Manzarpour attempted to export a single-engine aircraft to Iran

The Bureau of Industry and Security (“BIS”) released a final order today denying export privileges to Ali Asghar Manzarpour for twenty years. The denial order is premised on allegations by BIS that Manzarpour attempted to export a single-engine aircraft to Iran on April 28, 2004, by exporting it to the U.K. and then ordering a freight forwarding company to re-export it to Iran.

Manzarpour never responded to BIS’s Charging Letter, and so a default order was entered by the BIS Administrative Law Judge. Most of the ALJ’s decision dealt with which one of the various attempts by BIS to serve the charging letter was sufficient to support a default order. Ultimately the ALJ relied on a registered letter sent to an alternate address for Manzarpour in Brighton, England, that was returned as “refused.”

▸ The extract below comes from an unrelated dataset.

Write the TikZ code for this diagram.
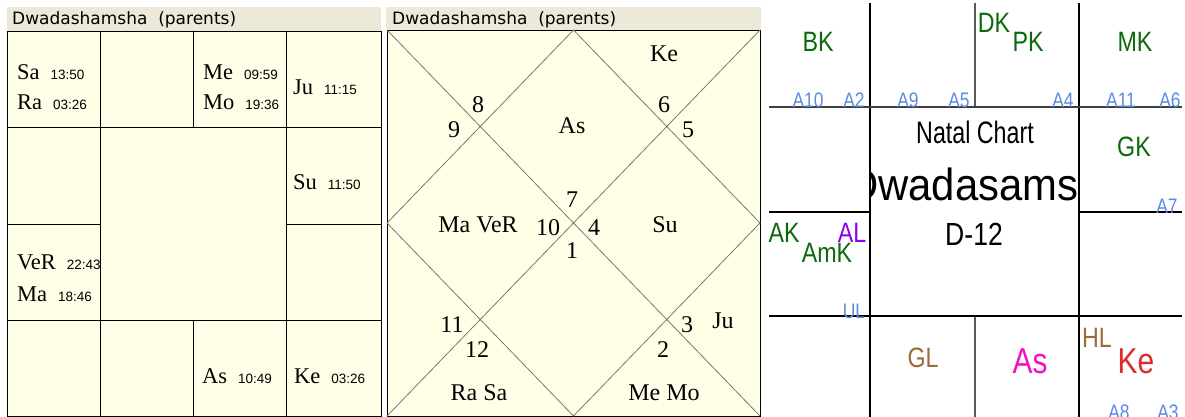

The BIS documents don’t tell much about the considerably more interesting story of Mr. Manzapour’s export of the single-engine aircraft, but at least part of that story can be found in other sources, including a BBC radio interview with Mr. Manzarpour. The saga began when Polish authorities detained Mr. Manzarpour on February 17, 2005, based on the export of the aircraft from the U.S and at the request of Immigration and Customs Enforcement. Mr. Manzarpour was immediately placed in Polish custody pending an extradition motion from the U.S. On February 24, 2005, a grand jury in the District of Columbia indicted Manzarpour for violating the U.S. sanctions imposed on Iran.

According to the BBC interview with Manzarpour, the aircraft involved was a Berkut 360 kit plane — i.e., a small aircraft sold unassembled to aviation enthusiasts. (The U.S. asserts that these planes can be easily converted to military unmanned aircraft). Manzarpour also says that he obtained a license from the U.K. Export Control Organisation authorizing the export.

In all events, after Mr. Manzapour spent 22 months in a Polish prison, the Polish appeals court denied the U.S. request for extradition, apparently on the basis that the export of the Berkut 360 wasn’t a crime under Polish law. As a result, Mr. Manzarpour was, in December 2006, returned to the U.K.

Thereafter, in July 2007, after the U.S failed in its effort to bring Manzarpour to the U.S. for criminal prosecution, BIS issued the charging letter that led to the denial of Manzarpour’s export privileges. That’s what should have been done in the first place rather than wasting U.S. resources in a futile attempt to prosecute a foreign national for violation of unilateral U.S. sanctions on foreign soil.